Astronomical tests, unlike experiments in many other branches of science, are usually impossible to carry out in labs. For example, we can not make a single star on Earth, let alone a galaxy! Astronomical systems are usually much bigger in size, larger in mass and more complex in structure than we can manipulate them on Earth to justify our models and their predictions. Fortunately, computers and computational methods provide us easier and more convenient ways to study the astronomical systems. Using numerical simulations, we can examine, correct, and improve our models until we understand our target system. However, we must have the knowledge of using these methods and be aware of their pros and cons. In this crash course, we aim to give our audience the first kick for properly using and understanding some of the important numerical methods in astrophysics.

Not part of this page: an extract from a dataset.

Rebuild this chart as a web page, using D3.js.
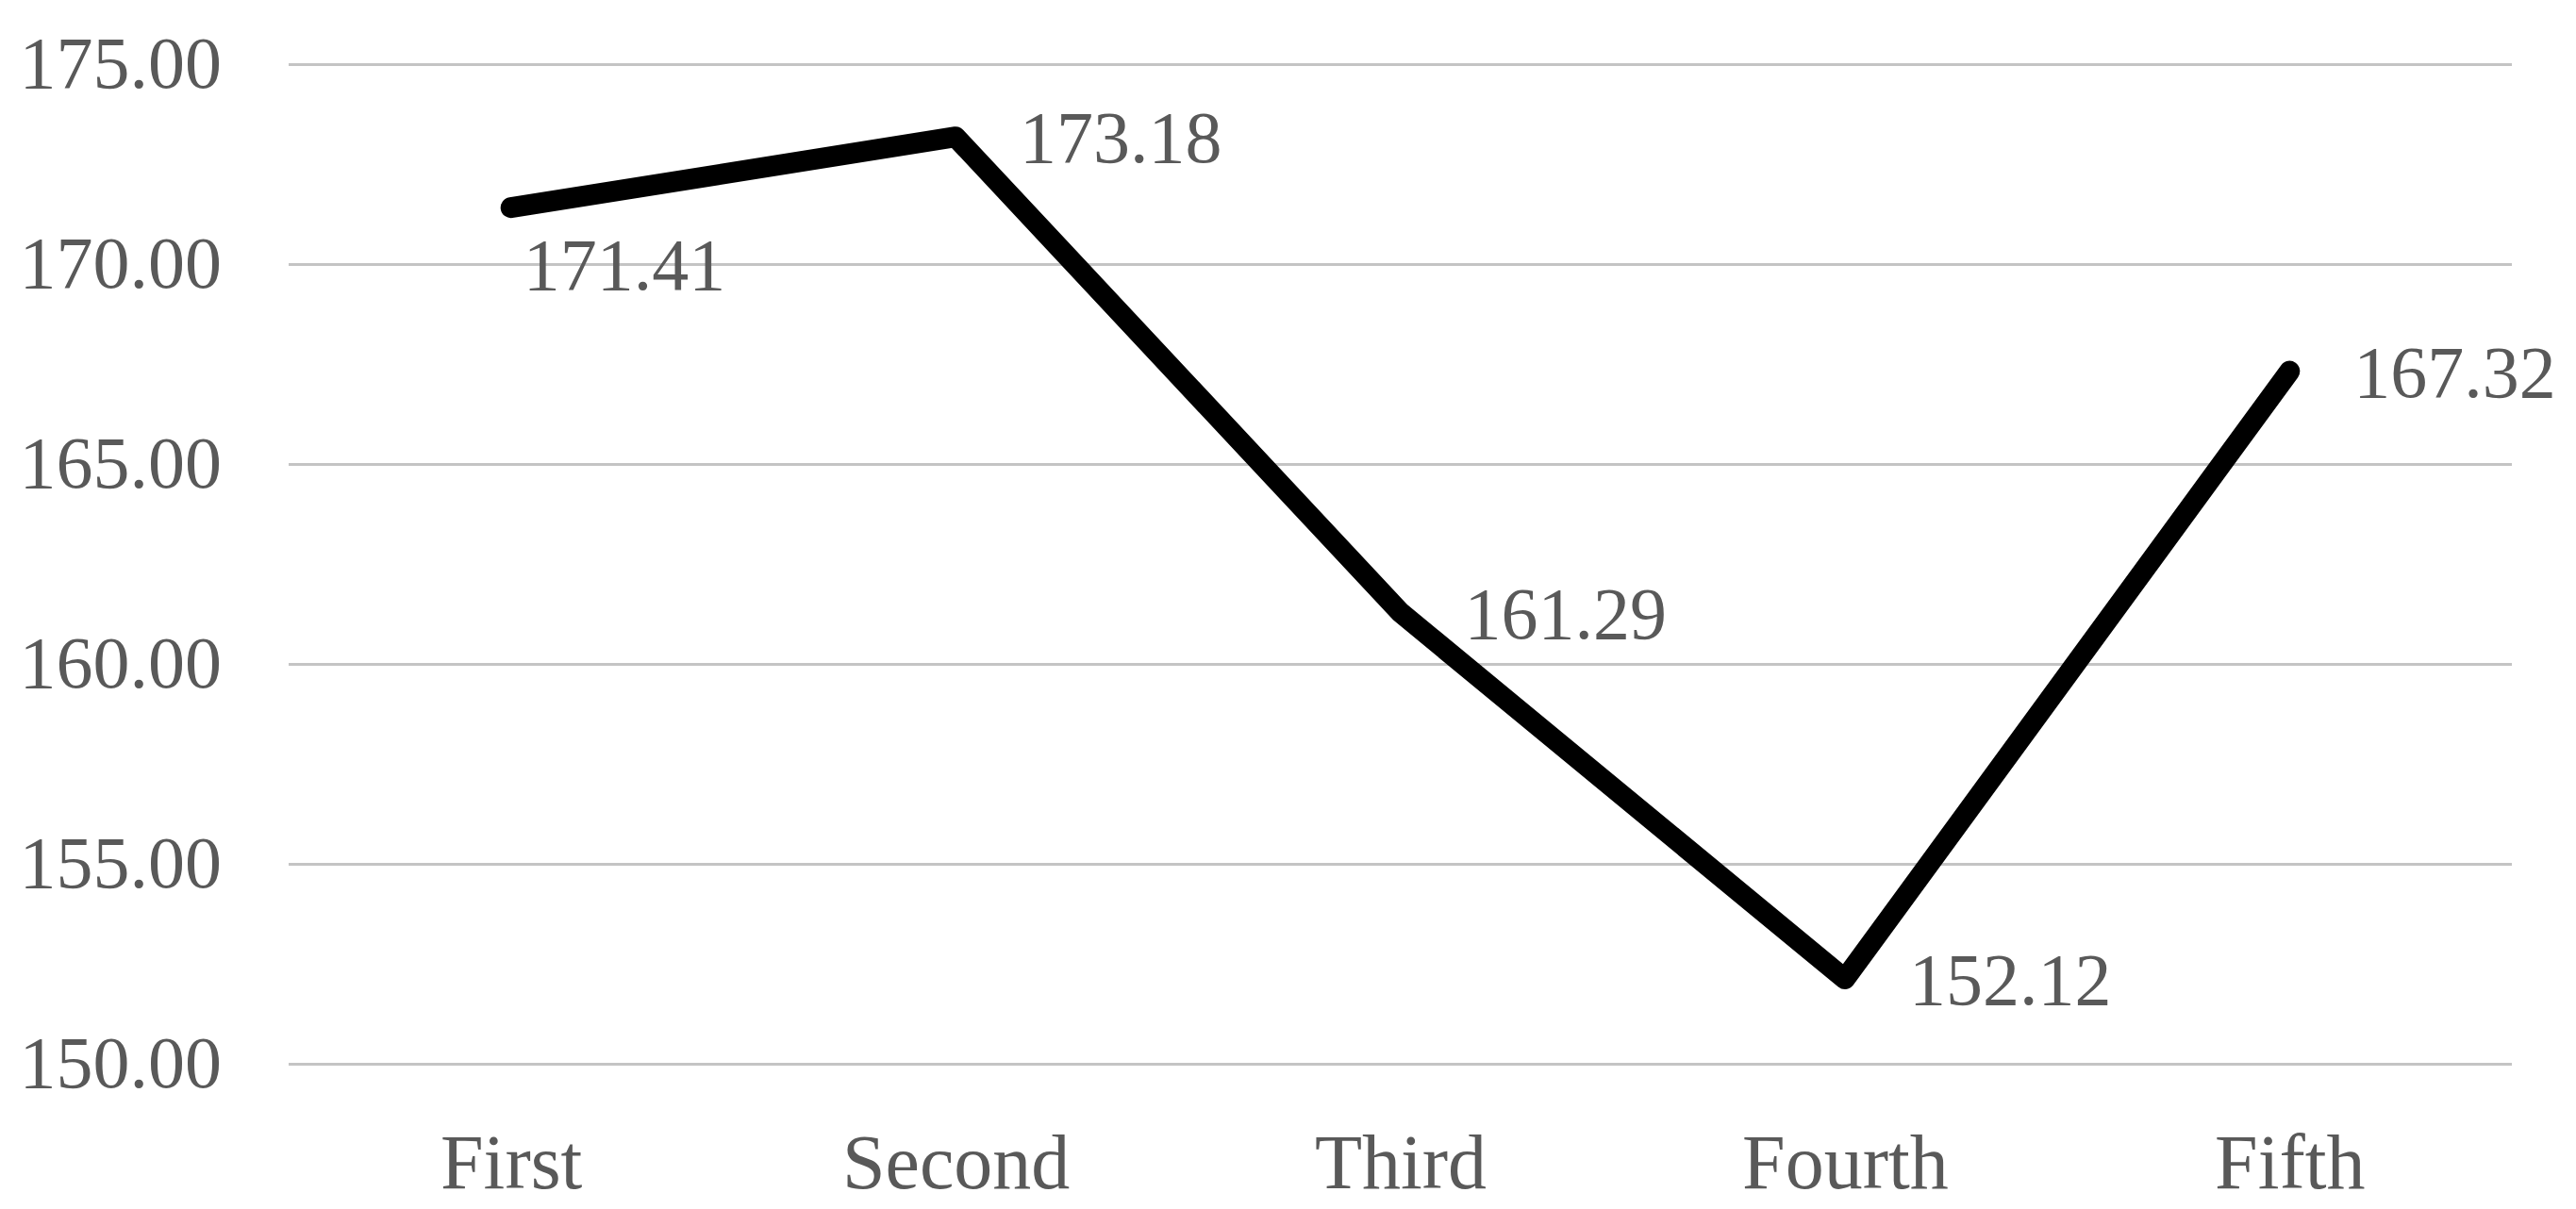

Many astrophysical systems behave as fluids, and therefore, can be described by hydrodynamical models. On the other hand, gravity, as the building block of astronomy, can govern the interaction between separate objects or affect the structure of a single object through self-gravity. On top of these, magnetic fields are usually present and complicate the behavior of the systems. Introducing some numerical methods for studying these four topics (hydrodynamics, N-body, self-gravity, and magnetohydrodynamics), will be the focus of the lectures in this crash course.
One lecture will be held per day from 27th to 30th of July, and the 31st of July will be the discussion day between the participants. In the first four days, there will be a lecture per day for 3-4 hours with a few breaks. The participants are supposed to work on the exercises for the rest of the day. Please note that, because of the different time-zones of our speakers, each day's schedule is different from the others. Please check the program for more details. On the last day, some volunteers among the participants will have the chance to present the results of the exercises and discuss them.
Some basic knowledge of a programming language like C ( or Fortran), python, and a visualization software (such as Gnuplot or GDL for plotting the results is presumed. Also, familiarity with the essential concepts of hydrodynamics is assumed. Participants are encouraged to use Gnu/Linux operating system and should have Pluto and Rebound codes installed on their computing systems before the workshop. They should also have essential python libraries such as numpy, matplotlib, etc installed. It is recommended to install a complete python distribution, e.g. Anaconda, for more convenience. To see step-by-step manuals for installing the codes, perform some simple tests and find materials (e.g. slides and movies) provided by lecturers, please check the workshop repository.
This program is aimed to share a taste of numerical simulations with graduate students and postdocs in astronomy, and also advanced graduate students of physics.
Deadline for registration: July 18, 2020 / 28 Tir 1399 (Please Note due to the limitation, priority is given to those who register earlier.)
There is no registration fee for the workshop.